L’Égypte et le Nil ont été une source d’inspiration pour de nombreux écrivains. Parmi ceux qui ont écrit sur leurs expériences, il y a beaucoup de femmes qui, peut-être initialement attirées par les temples et les tombes de l’Égypte ancienne, ont également partagé avec leurs lecteurs des détails fascinants sur la vie en Égypte pendant les périodes où elles l’ont visitée ou y ont vécu.
« On se demande comment les gens peuvent revenir d’Égypte et vivre leur vie comme avant. » – Florence Nightingale
Voyager pour les femmes aux XIXe et au début du XXe siècle signifiait échapper, du moins temporairement, aux exigences et attentes de leur société, tout en leur permettant de découvrir des cultures significativement différentes de la leur.

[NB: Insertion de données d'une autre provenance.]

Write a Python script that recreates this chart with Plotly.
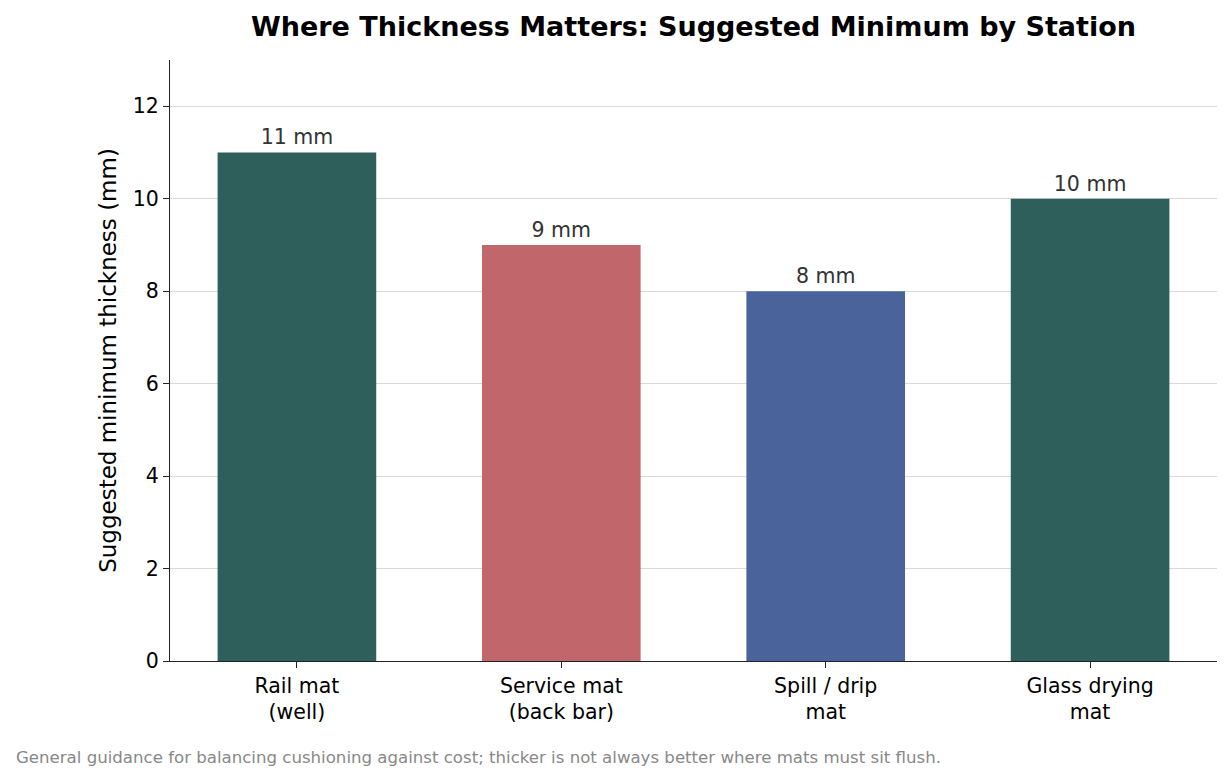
import plotly.graph_objects as go

# station categories and suggested minimum thickness (mm)
stations = ["Rail mat<br>(well)", "Service mat<br>(back bar)", "Spill / drip<br>mat", "Glass drying<br>mat"]
thickness = [11, 9, 8, 10]
bar_colors = ["#2e5f5b", "#c1676b", "#4a649b", "#2e5f5b"]
y_ticks = [0, 2, 4, 6, 8, 10, 12]

font = "DejaVu Sans"

fig = go.Figure()
fig.add_trace(go.Bar(
    x=list(range(len(stations))),
    y=thickness,
    width=0.6,
    marker=dict(color=bar_colors, line=dict(width=0)),
    text=[f"{v} mm" for v in thickness],
    textposition="outside",
    textfont=dict(family=font, size=20.5, color="#333333"),
    cliponaxis=False,
    showlegend=False,
))

# page body adds an 8px offset, so margins are shifted to compensate
fig.update_layout(
    width=1231,
    height=781,
    paper_bgcolor="white",
    plot_bgcolor="white",
    margin=dict(l=162, r=22, t=52, b=128),
    font=dict(family=font, size=20.5, color="black"),
    title=dict(
        text="<b>Where Thickness Matters: Suggested Minimum by Station</b>",
        x=685.5 / 1231, xanchor="center",
        y=1 - 19 / 781, yanchor="middle",
        font=dict(family=font, size=27, color="black"),
    ),
)

fig.update_xaxes(
    tickmode="array",
    tickvals=list(range(len(stations))),
    ticktext=stations,
    range=[-0.48, 3.48],
    showline=True, linecolor="#222222", linewidth=1.3,
    ticks="outside", ticklen=6, tickcolor="#222222",
    showgrid=False, zeroline=False,
    tickfont=dict(family=font, size=20.5, color="black"),
)
fig.update_yaxes(
    range=[0, 13],
    tickmode="array",
    tickvals=y_ticks,
    showline=True, linecolor="#222222", linewidth=1.3,
    ticks="outside", ticklen=6, tickcolor="#222222",
    showgrid=True, gridcolor="#d9d9d9", gridwidth=1.3,
    zeroline=False,
    title=dict(text="Suggested minimum thickness (mm)", font=dict(family=font, size=23), standoff=9),
    tickfont=dict(family=font, size=20.5, color="black"),
)

fig.add_annotation(
    text="General guidance for balancing cushioning against cost; thicker is not always better where mats must sit flush.",
    xref="paper", yref="paper",
    x=-156 / 1047, y=-96 / 601,
    xanchor="left", yanchor="middle",
    showarrow=False,
    font=dict(family=font, size=16.6, color="#888888"),
)

fig.write_html("out.html")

Les voyageuses expérimentaient souvent et percevaient leur environnement et les personnes qu’elles rencontraient différemment des hommes. Elles avaient (et ont toujours) la capacité d’offrir aux lecteurs des perspectives uniques, surtout parce qu’elles avaient parfois accès à des endroits où les hommes ne pouvaient pas entrer.
Bien que les sociétés dont elles venaient changeaient lentement, beaucoup de femmes avaient encore une autodétermination limitée ou peu d’opportunités pour s’exprimer et partager leurs idées. Écrire sur l’Égypte et son impact sur elles leur permettait d’exprimer librement leurs opinions sur de nombreux sujets. Cela a conduit certaines à changer radicalement de vie après leur séjour en Égypte. Leurs expériences de voyage n’ont pas seulement élargi leurs horizons d’un point de vue physique, mais ont également contribué à leur développement mental et spirituel.
Carl Thompson décrit justement : « Si la voyageuse défie l’idéologie patriarcale des sphères séparées en quittant son foyer et en s’aventurant dans le monde, l’écrivaine de voyage, ou du moins la femme qui publie un récit de voyage, défie cette idéologie deux fois. »
Cependant, aussi enrichissantes soient leurs expériences, leurs écrits nous révèlent aussi leurs préjugés et attitudes négatives. Beaucoup de voyageuses arrivaient en Égypte avec des fantasmes orientalistes que la réalité ne satisfaisait pas toujours, et leurs récits étaient souvent jugeants. Tandis que certaines ont remis en question les stéréotypes et les suppositions que leurs sociétés et elles-mêmes avaient sur l’Égypte et ses habitants, d’autres ont trouvé trop difficile de comprendre ou d’accepter les modes de vie qu’elles observaient.
Certains de ces préjugés étaient liés au colonialisme et à l’idée que l’Occident était civilisé et éclairé, tandis que l’Orient était primitif voire sauvage. Beaucoup de voyageuses apportaient avec elles des stéréotypes et des généralisations qui s’accordaient avec les visions orientalistes des femmes égyptiennes. Bien qu’elles aient eu plus d’opportunités que les voyageurs masculins pour rencontrer des femmes locales, cela était parfois limité par la timidité ou l’isolement de ces femmes égyptiennes. De plus, certaines écrivaines ne pouvaient partager qu’une vision subjective des femmes et des harems en raison de leur propre contexte social ou religieux. Bien qu’elles écrivaient dans l’intention d’informer, elles étaient peut-être prudentes de ne pas offenser la sensibilité de leurs lecteurs.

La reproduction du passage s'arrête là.